*Collected data*:
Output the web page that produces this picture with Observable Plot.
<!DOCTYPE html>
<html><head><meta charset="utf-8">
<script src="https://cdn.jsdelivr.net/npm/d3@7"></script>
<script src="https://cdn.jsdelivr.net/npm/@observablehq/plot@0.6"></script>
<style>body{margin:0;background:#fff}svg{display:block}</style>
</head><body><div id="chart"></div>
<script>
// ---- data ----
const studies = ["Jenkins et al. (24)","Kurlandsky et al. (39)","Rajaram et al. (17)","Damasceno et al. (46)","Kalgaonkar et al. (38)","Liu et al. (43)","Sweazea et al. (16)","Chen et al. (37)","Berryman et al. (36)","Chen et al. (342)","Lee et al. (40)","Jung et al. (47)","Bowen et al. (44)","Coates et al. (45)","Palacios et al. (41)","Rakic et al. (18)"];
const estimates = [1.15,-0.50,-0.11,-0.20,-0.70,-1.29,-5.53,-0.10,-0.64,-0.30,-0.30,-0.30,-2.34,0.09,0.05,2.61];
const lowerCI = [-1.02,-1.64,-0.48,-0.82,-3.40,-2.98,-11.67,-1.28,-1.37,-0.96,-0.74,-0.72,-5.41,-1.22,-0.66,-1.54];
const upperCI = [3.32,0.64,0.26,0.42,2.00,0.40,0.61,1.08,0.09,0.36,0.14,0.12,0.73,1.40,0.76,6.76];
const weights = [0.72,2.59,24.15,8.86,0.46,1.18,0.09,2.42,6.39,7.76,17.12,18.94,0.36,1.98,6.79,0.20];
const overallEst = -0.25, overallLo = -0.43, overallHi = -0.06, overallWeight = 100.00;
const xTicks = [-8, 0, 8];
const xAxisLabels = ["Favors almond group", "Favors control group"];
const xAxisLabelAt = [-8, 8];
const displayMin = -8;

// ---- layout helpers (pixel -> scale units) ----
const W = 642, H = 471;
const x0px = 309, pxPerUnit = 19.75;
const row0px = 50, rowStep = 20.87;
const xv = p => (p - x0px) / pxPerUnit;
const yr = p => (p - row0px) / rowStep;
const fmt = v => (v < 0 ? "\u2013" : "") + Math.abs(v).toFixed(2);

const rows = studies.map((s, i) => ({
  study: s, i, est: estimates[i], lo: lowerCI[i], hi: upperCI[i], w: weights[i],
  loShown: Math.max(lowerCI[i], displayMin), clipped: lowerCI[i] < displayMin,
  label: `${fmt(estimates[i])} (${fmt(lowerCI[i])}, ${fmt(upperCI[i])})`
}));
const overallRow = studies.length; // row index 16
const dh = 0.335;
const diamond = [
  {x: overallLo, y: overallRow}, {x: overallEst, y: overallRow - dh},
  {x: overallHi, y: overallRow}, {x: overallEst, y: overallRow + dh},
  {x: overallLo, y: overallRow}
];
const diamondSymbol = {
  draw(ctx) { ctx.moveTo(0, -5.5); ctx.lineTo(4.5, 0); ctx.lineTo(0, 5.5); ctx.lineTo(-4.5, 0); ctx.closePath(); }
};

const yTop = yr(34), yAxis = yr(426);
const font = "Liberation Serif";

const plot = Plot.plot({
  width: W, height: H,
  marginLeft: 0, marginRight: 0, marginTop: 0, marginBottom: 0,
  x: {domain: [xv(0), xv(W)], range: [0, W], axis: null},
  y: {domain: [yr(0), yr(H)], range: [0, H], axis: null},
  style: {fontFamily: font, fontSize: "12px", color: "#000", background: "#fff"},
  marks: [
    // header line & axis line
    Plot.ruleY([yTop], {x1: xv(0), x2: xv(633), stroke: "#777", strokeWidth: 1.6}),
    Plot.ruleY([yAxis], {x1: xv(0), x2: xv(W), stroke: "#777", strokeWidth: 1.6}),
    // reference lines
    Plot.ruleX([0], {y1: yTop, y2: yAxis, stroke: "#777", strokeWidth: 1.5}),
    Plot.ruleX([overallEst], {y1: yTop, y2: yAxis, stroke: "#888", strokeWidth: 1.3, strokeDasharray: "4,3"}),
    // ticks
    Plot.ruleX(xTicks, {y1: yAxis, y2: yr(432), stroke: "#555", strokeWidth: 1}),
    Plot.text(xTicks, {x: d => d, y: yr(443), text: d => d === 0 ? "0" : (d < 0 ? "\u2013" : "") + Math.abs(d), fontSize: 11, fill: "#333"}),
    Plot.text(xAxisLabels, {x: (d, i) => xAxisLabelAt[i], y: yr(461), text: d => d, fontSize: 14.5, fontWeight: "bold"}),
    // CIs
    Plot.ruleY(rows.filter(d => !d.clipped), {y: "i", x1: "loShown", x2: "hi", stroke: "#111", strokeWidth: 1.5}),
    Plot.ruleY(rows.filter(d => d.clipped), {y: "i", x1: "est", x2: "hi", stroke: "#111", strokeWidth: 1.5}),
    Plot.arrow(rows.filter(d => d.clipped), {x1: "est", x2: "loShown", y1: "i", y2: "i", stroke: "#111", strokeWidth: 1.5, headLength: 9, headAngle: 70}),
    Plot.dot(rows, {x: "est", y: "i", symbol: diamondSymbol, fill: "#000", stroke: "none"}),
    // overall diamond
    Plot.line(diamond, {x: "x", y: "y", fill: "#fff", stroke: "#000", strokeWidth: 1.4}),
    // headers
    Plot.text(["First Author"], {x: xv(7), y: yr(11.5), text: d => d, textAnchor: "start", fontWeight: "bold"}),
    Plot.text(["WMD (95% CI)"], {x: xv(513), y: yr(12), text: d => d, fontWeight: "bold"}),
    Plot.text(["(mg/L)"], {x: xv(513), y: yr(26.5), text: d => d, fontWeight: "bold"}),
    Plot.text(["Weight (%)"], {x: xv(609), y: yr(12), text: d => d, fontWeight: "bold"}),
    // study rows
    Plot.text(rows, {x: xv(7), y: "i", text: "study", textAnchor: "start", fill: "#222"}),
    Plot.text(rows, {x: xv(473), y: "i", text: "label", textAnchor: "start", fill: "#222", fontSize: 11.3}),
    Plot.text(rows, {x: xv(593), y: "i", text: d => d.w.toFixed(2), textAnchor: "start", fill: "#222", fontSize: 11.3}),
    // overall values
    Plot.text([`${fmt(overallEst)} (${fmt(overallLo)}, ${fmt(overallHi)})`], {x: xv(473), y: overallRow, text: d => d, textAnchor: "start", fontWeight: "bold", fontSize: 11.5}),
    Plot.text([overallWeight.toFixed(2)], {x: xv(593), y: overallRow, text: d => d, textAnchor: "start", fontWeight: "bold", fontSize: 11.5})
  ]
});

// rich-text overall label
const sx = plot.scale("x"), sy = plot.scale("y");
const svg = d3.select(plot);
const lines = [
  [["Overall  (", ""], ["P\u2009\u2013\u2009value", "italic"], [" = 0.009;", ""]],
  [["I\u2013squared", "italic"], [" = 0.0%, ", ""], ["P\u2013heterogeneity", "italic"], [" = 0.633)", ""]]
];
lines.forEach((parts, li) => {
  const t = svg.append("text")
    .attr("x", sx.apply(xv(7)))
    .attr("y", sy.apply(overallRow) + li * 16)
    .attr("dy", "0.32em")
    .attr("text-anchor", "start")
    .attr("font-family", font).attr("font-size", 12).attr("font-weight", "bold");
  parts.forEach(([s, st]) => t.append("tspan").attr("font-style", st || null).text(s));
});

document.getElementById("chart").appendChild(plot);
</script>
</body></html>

*Short task*:
Reproduce the data shown above exactly.

*Solution*:
Output the web page that produces this picture with Observable Plot.
<!DOCTYPE html>
<html><head><meta charset="utf-8">
<script src="https://cdn.jsdelivr.net/npm/d3@7"></script>
<script src="https://cdn.jsdelivr.net/npm/@observablehq/plot@0.6"></script>
<style>body{margin:0;background:#fff}svg{display:block}</style>
</head><body><div id="chart"></div>
<script>
// ---- data ----
const studies = ["Jenkins et al. (24)","Kurlandsky et al. (39)","Rajaram et al. (17)","Damasceno et al. (46)","Kalgaonkar et al. (38)","Liu et al. (43)","Sweazea et al. (16)","Chen et al. (37)","Berryman et al. (36)","Chen et al. (342)","Lee et al. (40)","Jung et al. (47)","Bowen et al. (44)","Coates et al. (45)","Palacios et al. (41)","Rakic et al. (18)"];
const estimates = [1.15,-0.50,-0.11,-0.20,-0.70,-1.29,-5.53,-0.10,-0.64,-0.30,-0.30,-0.30,-2.34,0.09,0.05,2.61];
const lowerCI = [-1.02,-1.64,-0.48,-0.82,-3.40,-2.98,-11.67,-1.28,-1.37,-0.96,-0.74,-0.72,-5.41,-1.22,-0.66,-1.54];
const upperCI = [3.32,0.64,0.26,0.42,2.00,0.40,0.61,1.08,0.09,0.36,0.14,0.12,0.73,1.40,0.76,6.76];
const weights = [0.72,2.59,24.15,8.86,0.46,1.18,0.09,2.42,6.39,7.76,17.12,18.94,0.36,1.98,6.79,0.20];
const overallEst = -0.25, overallLo = -0.43, overallHi = -0.06, overallWeight = 100.00;
const xTicks = [-8, 0, 8];
const xAxisLabels = ["Favors almond group", "Favors control group"];
const xAxisLabelAt = [-8, 8];
const displayMin = -8;

// ---- layout helpers (pixel -> scale units) ----
const W = 642, H = 471;
const x0px = 309, pxPerUnit = 19.75;
const row0px = 50, rowStep = 20.87;
const xv = p => (p - x0px) / pxPerUnit;
const yr = p => (p - row0px) / rowStep;
const fmt = v => (v < 0 ? "\u2013" : "") + Math.abs(v).toFixed(2);

const rows = studies.map((s, i) => ({
  study: s, i, est: estimates[i], lo: lowerCI[i], hi: upperCI[i], w: weights[i],
  loShown: Math.max(lowerCI[i], displayMin), clipped: lowerCI[i] < displayMin,
  label: `${fmt(estimates[i])} (${fmt(lowerCI[i])}, ${fmt(upperCI[i])})`
}));
const overallRow = studies.length; // row index 16
const dh = 0.335;
const diamond = [
  {x: overallLo, y: overallRow}, {x: overallEst, y: overallRow - dh},
  {x: overallHi, y: overallRow}, {x: overallEst, y: overallRow + dh},
  {x: overallLo, y: overallRow}
];
const diamondSymbol = {
  draw(ctx) { ctx.moveTo(0, -5.5); ctx.lineTo(4.5, 0); ctx.lineTo(0, 5.5); ctx.lineTo(-4.5, 0); ctx.closePath(); }
};

const yTop = yr(34), yAxis = yr(426);
const font = "Liberation Serif";

const plot = Plot.plot({
  width: W, height: H,
  marginLeft: 0, marginRight: 0, marginTop: 0, marginBottom: 0,
  x: {domain: [xv(0), xv(W)], range: [0, W], axis: null},
  y: {domain: [yr(0), yr(H)], range: [0, H], axis: null},
  style: {fontFamily: font, fontSize: "12px", color: "#000", background: "#fff"},
  marks: [
    // header line & axis line
    Plot.ruleY([yTop], {x1: xv(0), x2: xv(633), stroke: "#777", strokeWidth: 1.6}),
    Plot.ruleY([yAxis], {x1: xv(0), x2: xv(W), stroke: "#777", strokeWidth: 1.6}),
    // reference lines
    Plot.ruleX([0], {y1: yTop, y2: yAxis, stroke: "#777", strokeWidth: 1.5}),
    Plot.ruleX([overallEst], {y1: yTop, y2: yAxis, stroke: "#888", strokeWidth: 1.3, strokeDasharray: "4,3"}),
    // ticks
    Plot.ruleX(xTicks, {y1: yAxis, y2: yr(432), stroke: "#555", strokeWidth: 1}),
    Plot.text(xTicks, {x: d => d, y: yr(443), text: d => d === 0 ? "0" : (d < 0 ? "\u2013" : "") + Math.abs(d), fontSize: 11, fill: "#333"}),
    Plot.text(xAxisLabels, {x: (d, i) => xAxisLabelAt[i], y: yr(461), text: d => d, fontSize: 14.5, fontWeight: "bold"}),
    // CIs
    Plot.ruleY(rows.filter(d => !d.clipped), {y: "i", x1: "loShown", x2: "hi", stroke: "#111", strokeWidth: 1.5}),
    Plot.ruleY(rows.filter(d => d.clipped), {y: "i", x1: "est", x2: "hi", stroke: "#111", strokeWidth: 1.5}),
    Plot.arrow(rows.filter(d => d.clipped), {x1: "est", x2: "loShown", y1: "i", y2: "i", stroke: "#111", strokeWidth: 1.5, headLength: 9, headAngle: 70}),
    Plot.dot(rows, {x: "est", y: "i", symbol: diamondSymbol, fill: "#000", stroke: "none"}),
    // overall diamond
    Plot.line(diamond, {x: "x", y: "y", fill: "#fff", stroke: "#000", strokeWidth: 1.4}),
    // headers
    Plot.text(["First Author"], {x: xv(7), y: yr(11.5), text: d => d, textAnchor: "start", fontWeight: "bold"}),
    Plot.text(["WMD (95% CI)"], {x: xv(513), y: yr(12), text: d => d, fontWeight: "bold"}),
    Plot.text(["(mg/L)"], {x: xv(513), y: yr(26.5), text: d => d, fontWeight: "bold"}),
    Plot.text(["Weight (%)"], {x: xv(609), y: yr(12), text: d => d, fontWeight: "bold"}),
    // study rows
    Plot.text(rows, {x: xv(7), y: "i", text: "study", textAnchor: "start", fill: "#222"}),
    Plot.text(rows, {x: xv(473), y: "i", text: "label", textAnchor: "start", fill: "#222", fontSize: 11.3}),
    Plot.text(rows, {x: xv(593), y: "i", text: d => d.w.toFixed(2), textAnchor: "start", fill: "#222", fontSize: 11.3}),
    // overall values
    Plot.text([`${fmt(overallEst)} (${fmt(overallLo)}, ${fmt(overallHi)})`], {x: xv(473), y: overallRow, text: d => d, textAnchor: "start", fontWeight: "bold", fontSize: 11.5}),
    Plot.text([overallWeight.toFixed(2)], {x: xv(593), y: overallRow, text: d => d, textAnchor: "start", fontWeight: "bold", fontSize: 11.5})
  ]
});

// rich-text overall label
const sx = plot.scale("x"), sy = plot.scale("y");
const svg = d3.select(plot);
const lines = [
  [["Overall  (", ""], ["P\u2009\u2013\u2009value", "italic"], [" = 0.009;", ""]],
  [["I\u2013squared", "italic"], [" = 0.0%, ", ""], ["P\u2013heterogeneity", "italic"], [" = 0.633)", ""]]
];
lines.forEach((parts, li) => {
  const t = svg.append("text")
    .attr("x", sx.apply(xv(7)))
    .attr("y", sy.apply(overallRow) + li * 16)
    .attr("dy", "0.32em")
    .attr("text-anchor", "start")
    .attr("font-family", font).attr("font-size", 12).attr("font-weight", "bold");
  parts.forEach(([s, st]) => t.append("tspan").attr("font-style", st || null).text(s));
});

document.getElementById("chart").appendChild(plot);
</script>
</body></html>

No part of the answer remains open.